Happy St. Patrick’s Day! Today I am not only wearing some green but even have some shamrocks on my shirt. The ironic thing, is that I got dressed and headed off to the hospital to pray for someone pre-surgery before I even knew it was St. Patty’s Day. How lucky is that!?
But this morning, my blog is a tribute to green and all that it seems to mean to the culture around us. For many in Michigan, green is the main color of their favorite university that happens to be rated fairly high in a particular basketball tournament that begins this week. Many will be wearing green, not merely to avoid getting pinched for St. Patrick’s day but also to show their support for Michigan State University basketball.
I have been noticing green around our new home. Since we moved in August into the woods, we missed this Spring transition last year, and it is fun to see various plants cropping up around our house. In this sense, the color green often symbolizes new life. Having been shaped significantly by the woods, loving my botany class as a freshman, and enduring long Michigan winters, the color green is pretty important to me.
But in our culture green also is a symbol of a couple of other things that seem to have a strong impact on society. Green is the color of money and the color of envy. I don’t know who gets to decide that red is love, black is sin, white is purity, and green gets envy. But it seems like green got the raw end of that deal. And it seems funny that our money is green and envy is figuratively pictured the same color. I can only assume that there may be some correlation.
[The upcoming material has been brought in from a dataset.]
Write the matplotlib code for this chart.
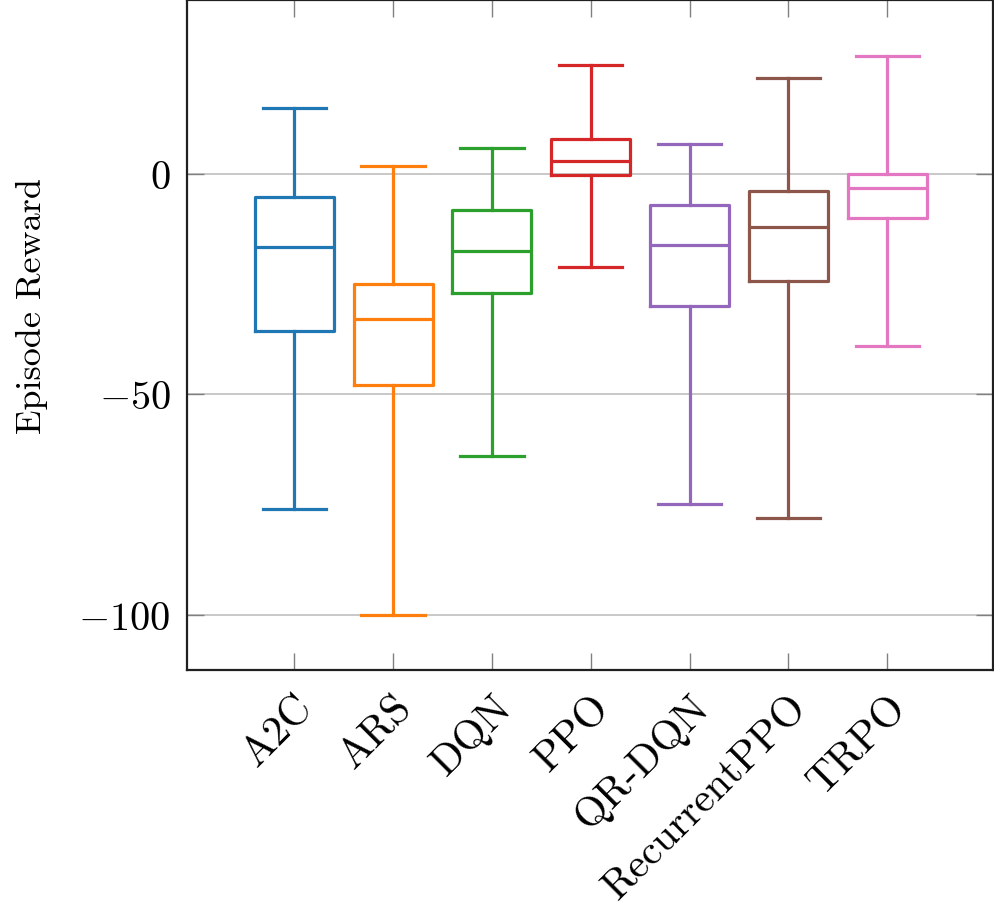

Our money is green and God just calmed my soul with money earlier this week. I recently received some news that troubled me and brought me to prayer in disappointment. It seems likely that our church’s building project is going to be significantly more than what we were originally quoted which requires us to go back to the drawing board and consider either more time or even less building. The next morning I woke up and just poured my heart out to God about this. I know it is in His hands and I do not want to push ahead while he says hold back, but many of the people of ReCAST are being pressed hard to make our current facility work.
Later in the day, after I spent the morning in prayer, the counters came in to count the offering from Sunday and the green showed a near record week of generosity that was nearly double our average MONTHLY expenses. And it was like God said, “Chill, Don! I’ve got this in my timing.”
But my past observations about green on this very green day, is one of my favorite songs by the late Rich Mullins, simply entitled “The Color Green” (and that is a hyperlink to the YouTube song). I love the way that Rich Mullins thought about life in fresh and new ways. He rightly identifies that there need not be color, or taste, or any of the things that make life enjoyable. And so he declares in praise to God in the chorus of this song, “Be praised for all your tenderness, by these works of your hands, Suns that rise and rains that fall to bless and bring to life your land, look down upon this winter wheat and be glad that you have made, blue for the sky and the color green . . . That fills these fields with praise!”
The color green was God’s idea. And the very presence of its beauty in creation shines out and openly declares that God loves us and is gracious toward us. He has paid attention to the details that we often take for granted. The world could easily be grayscale, but he has made green and all the other colors, to jazz up the place, and for that I am thankful!